··· PROVIDED MATERIAL ···

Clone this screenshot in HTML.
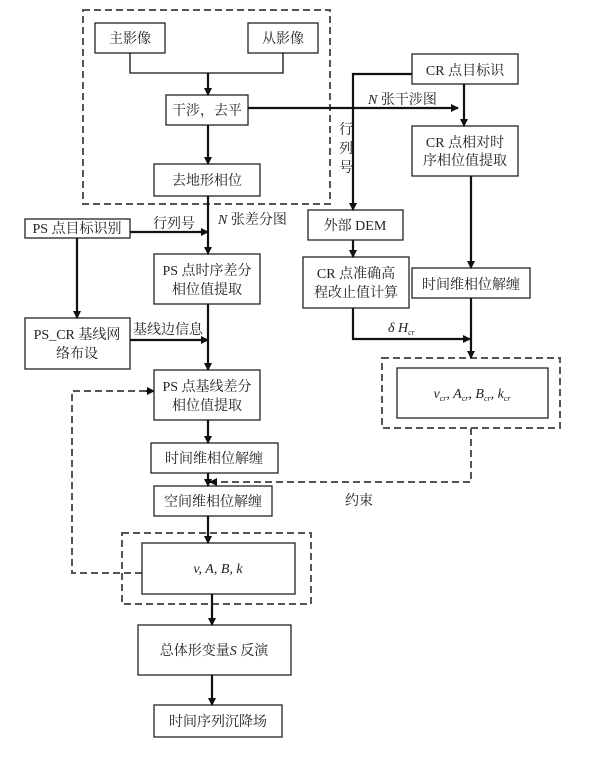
<!DOCTYPE html>
<html><head><meta charset="utf-8"><style>
body{margin:0;background:#fff}
svg text{font-family:"Liberation Serif","Noto Serif CJK SC",serif;font-size:14px;fill:#222}
</style></head><body>
<svg width="600" height="757" viewBox="0 0 600 757" xmlns="http://www.w3.org/2000/svg">
<defs><marker id="a" markerWidth="8" markerHeight="8" refX="7" refY="4" orient="auto" markerUnits="userSpaceOnUse"><path d="M0,0 L8,4 L0,8z" fill="#111"/></marker></defs>
<g fill="none" stroke="#555" stroke-width="2" stroke-dasharray="7,4">
<rect x="83" y="10" width="247" height="194"/>
<rect x="122" y="533" width="189" height="71"/>
<rect x="382" y="358" width="178" height="70"/>
<polyline points="142,573 72,573 72,391 148,391"/>
<polyline points="471,428 471,482 218,482"/>
</g>
<path d="M146,391 l8,0" stroke="#111" stroke-width="2" marker-end="url(#a)"/>
<path d="M216,482 l-6,0" stroke="#111" stroke-width="2" marker-end="url(#a)"/>
<g fill="#fff" stroke="#222" stroke-width="1.3">
<rect x="95" y="23" width="70" height="30"/><rect x="248" y="23" width="70" height="30"/>
<rect x="166" y="95" width="82" height="30"/><rect x="154" y="164" width="106" height="32"/>
<rect x="25" y="219" width="105" height="19"/><rect x="154" y="254" width="106" height="50"/>
<rect x="25" y="318" width="105" height="51"/><rect x="154" y="370" width="106" height="50"/>
<rect x="151" y="443" width="127" height="30"/><rect x="154" y="486" width="118" height="30"/>
<rect x="142" y="543" width="153" height="51"/><rect x="138" y="625" width="153" height="50"/>
<rect x="154" y="705" width="128" height="32"/>
<rect x="412" y="54" width="106" height="30"/><rect x="412" y="126" width="106" height="50"/>
<rect x="412" y="268" width="118" height="30"/><rect x="308" y="210" width="95" height="30"/>
<rect x="303" y="257" width="106" height="51"/><rect x="397" y="368" width="151" height="50"/>
</g>
<g fill="none" stroke="#111" stroke-width="2.2">
<polyline points="130,53 130,73 283,73 283,53" stroke-width="1.3"/>
<path d="M208,73 V95" marker-end="url(#a)"/>
<path d="M208,125 V164" marker-end="url(#a)"/>
<path d="M248,108 H458" marker-end="url(#a)"/>
<path d="M208,196 V254" marker-end="url(#a)"/>
<path d="M130,232 H208" marker-end="url(#a)"/>
<path d="M77,238 V318" marker-end="url(#a)"/>
<path d="M130,340 H208" marker-end="url(#a)"/>
<path d="M208,304 V370" marker-end="url(#a)"/>
<path d="M208,420 V443" marker-end="url(#a)"/>
<path d="M208,473 V486" marker-end="url(#a)"/>
<path d="M208,516 V543" marker-end="url(#a)"/>
<path d="M212,594 V625" marker-end="url(#a)"/>
<path d="M212,675 V705" marker-end="url(#a)"/>
<path d="M412,74 H353 V210" marker-end="url(#a)"/>
<path d="M464,84 V126" marker-end="url(#a)"/>
<path d="M471,176 V268" marker-end="url(#a)"/>
<path d="M353,240 V257" marker-end="url(#a)"/>
<path d="M353,308 V339 H470" marker-end="url(#a)"/>
<path d="M471,298 V358" marker-end="url(#a)"/>
</g>
<g text-anchor="middle">
<text x="130" y="43">主影像</text><text x="283" y="43">从影像</text>
<text x="207" y="115">干涉，去平</text><text x="207" y="185">去地形相位</text>
<text x="77" y="233">PS 点目标识别</text>
<text x="207" y="275">PS 点时序差分</text><text x="207" y="294">相位值提取</text>
<text x="77" y="339">PS_CR 基线网</text><text x="77" y="358">络布设</text>
<text x="207" y="391">PS 点基线差分</text><text x="207" y="410">相位值提取</text>
<text x="214" y="463">时间维相位解缠</text><text x="213" y="506">空间维相位解缠</text>
<text x="218" y="573" font-style="italic">v, A, B, k</text>
<text x="214" y="655">总体形变量<tspan font-style="italic">S</tspan> 反演</text>
<text x="218" y="726">时间序列沉降场</text>
<text x="465" y="75">CR 点目标识</text>
<text x="465" y="147">CR 点相对时</text><text x="465" y="165">序相位值提取</text>
<text x="471" y="289">时间维相位解缠</text>
<text x="355" y="230">外部 DEM</text>
<text x="356" y="278">CR 点准确高</text><text x="356" y="297">程改止值计算</text>
<text x="472" y="398" font-style="italic">v<tspan font-size="8" dy="3">cr</tspan><tspan dy="-3">, A</tspan><tspan font-size="8" dy="3">cr</tspan><tspan dy="-3">, B</tspan><tspan font-size="8" dy="3">cr</tspan><tspan dy="-3">, k</tspan><tspan font-size="8" dy="3">cr</tspan></text>
</g>
<text x="153" y="228">行列号</text>
<text x="133" y="334">基线边信息</text>
<text x="218" y="224"><tspan font-style="italic">N</tspan> 张差分图</text>
<text x="368" y="104"><tspan font-style="italic">N</tspan> 张干涉图</text>
<text x="339" y="134">行</text><text x="339" y="153">列</text><text x="339" y="172">号</text>
<text x="388" y="332" font-style="italic">δ H<tspan font-size="8" dy="3">cr</tspan></text>
<text x="345" y="505">约束</text>
</svg>
</body></html>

···

With the pictures left out, transcribe the material exactly.

**EXERCISE OUTPUT:**
Clone this screenshot in HTML.
<!DOCTYPE html>
<html><head><meta charset="utf-8"><style>
body{margin:0;background:#fff}
svg text{font-family:"Liberation Serif","Noto Serif CJK SC",serif;font-size:14px;fill:#222}
</style></head><body>
<svg width="600" height="757" viewBox="0 0 600 757" xmlns="http://www.w3.org/2000/svg">
<defs><marker id="a" markerWidth="8" markerHeight="8" refX="7" refY="4" orient="auto" markerUnits="userSpaceOnUse"><path d="M0,0 L8,4 L0,8z" fill="#111"/></marker></defs>
<g fill="none" stroke="#555" stroke-width="2" stroke-dasharray="7,4">
<rect x="83" y="10" width="247" height="194"/>
<rect x="122" y="533" width="189" height="71"/>
<rect x="382" y="358" width="178" height="70"/>
<polyline points="142,573 72,573 72,391 148,391"/>
<polyline points="471,428 471,482 218,482"/>
</g>
<path d="M146,391 l8,0" stroke="#111" stroke-width="2" marker-end="url(#a)"/>
<path d="M216,482 l-6,0" stroke="#111" stroke-width="2" marker-end="url(#a)"/>
<g fill="#fff" stroke="#222" stroke-width="1.3">
<rect x="95" y="23" width="70" height="30"/><rect x="248" y="23" width="70" height="30"/>
<rect x="166" y="95" width="82" height="30"/><rect x="154" y="164" width="106" height="32"/>
<rect x="25" y="219" width="105" height="19"/><rect x="154" y="254" width="106" height="50"/>
<rect x="25" y="318" width="105" height="51"/><rect x="154" y="370" width="106" height="50"/>
<rect x="151" y="443" width="127" height="30"/><rect x="154" y="486" width="118" height="30"/>
<rect x="142" y="543" width="153" height="51"/><rect x="138" y="625" width="153" height="50"/>
<rect x="154" y="705" width="128" height="32"/>
<rect x="412" y="54" width="106" height="30"/><rect x="412" y="126" width="106" height="50"/>
<rect x="412" y="268" width="118" height="30"/><rect x="308" y="210" width="95" height="30"/>
<rect x="303" y="257" width="106" height="51"/><rect x="397" y="368" width="151" height="50"/>
</g>
<g fill="none" stroke="#111" stroke-width="2.2">
<polyline points="130,53 130,73 283,73 283,53" stroke-width="1.3"/>
<path d="M208,73 V95" marker-end="url(#a)"/>
<path d="M208,125 V164" marker-end="url(#a)"/>
<path d="M248,108 H458" marker-end="url(#a)"/>
<path d="M208,196 V254" marker-end="url(#a)"/>
<path d="M130,232 H208" marker-end="url(#a)"/>
<path d="M77,238 V318" marker-end="url(#a)"/>
<path d="M130,340 H208" marker-end="url(#a)"/>
<path d="M208,304 V370" marker-end="url(#a)"/>
<path d="M208,420 V443" marker-end="url(#a)"/>
<path d="M208,473 V486" marker-end="url(#a)"/>
<path d="M208,516 V543" marker-end="url(#a)"/>
<path d="M212,594 V625" marker-end="url(#a)"/>
<path d="M212,675 V705" marker-end="url(#a)"/>
<path d="M412,74 H353 V210" marker-end="url(#a)"/>
<path d="M464,84 V126" marker-end="url(#a)"/>
<path d="M471,176 V268" marker-end="url(#a)"/>
<path d="M353,240 V257" marker-end="url(#a)"/>
<path d="M353,308 V339 H470" marker-end="url(#a)"/>
<path d="M471,298 V358" marker-end="url(#a)"/>
</g>
<g text-anchor="middle">
<text x="130" y="43">主影像</text><text x="283" y="43">从影像</text>
<text x="207" y="115">干涉，去平</text><text x="207" y="185">去地形相位</text>
<text x="77" y="233">PS 点目标识别</text>
<text x="207" y="275">PS 点时序差分</text><text x="207" y="294">相位值提取</text>
<text x="77" y="339">PS_CR 基线网</text><text x="77" y="358">络布设</text>
<text x="207" y="391">PS 点基线差分</text><text x="207" y="410">相位值提取</text>
<text x="214" y="463">时间维相位解缠</text><text x="213" y="506">空间维相位解缠</text>
<text x="218" y="573" font-style="italic">v, A, B, k</text>
<text x="214" y="655">总体形变量<tspan font-style="italic">S</tspan> 反演</text>
<text x="218" y="726">时间序列沉降场</text>
<text x="465" y="75">CR 点目标识</text>
<text x="465" y="147">CR 点相对时</text><text x="465" y="165">序相位值提取</text>
<text x="471" y="289">时间维相位解缠</text>
<text x="355" y="230">外部 DEM</text>
<text x="356" y="278">CR 点准确高</text><text x="356" y="297">程改止值计算</text>
<text x="472" y="398" font-style="italic">v<tspan font-size="8" dy="3">cr</tspan><tspan dy="-3">, A</tspan><tspan font-size="8" dy="3">cr</tspan><tspan dy="-3">, B</tspan><tspan font-size="8" dy="3">cr</tspan><tspan dy="-3">, k</tspan><tspan font-size="8" dy="3">cr</tspan></text>
</g>
<text x="153" y="228">行列号</text>
<text x="133" y="334">基线边信息</text>
<text x="218" y="224"><tspan font-style="italic">N</tspan> 张差分图</text>
<text x="368" y="104"><tspan font-style="italic">N</tspan> 张干涉图</text>
<text x="339" y="134">行</text><text x="339" y="153">列</text><text x="339" y="172">号</text>
<text x="388" y="332" font-style="italic">δ H<tspan font-size="8" dy="3">cr</tspan></text>
<text x="345" y="505">约束</text>
</svg>
</body></html>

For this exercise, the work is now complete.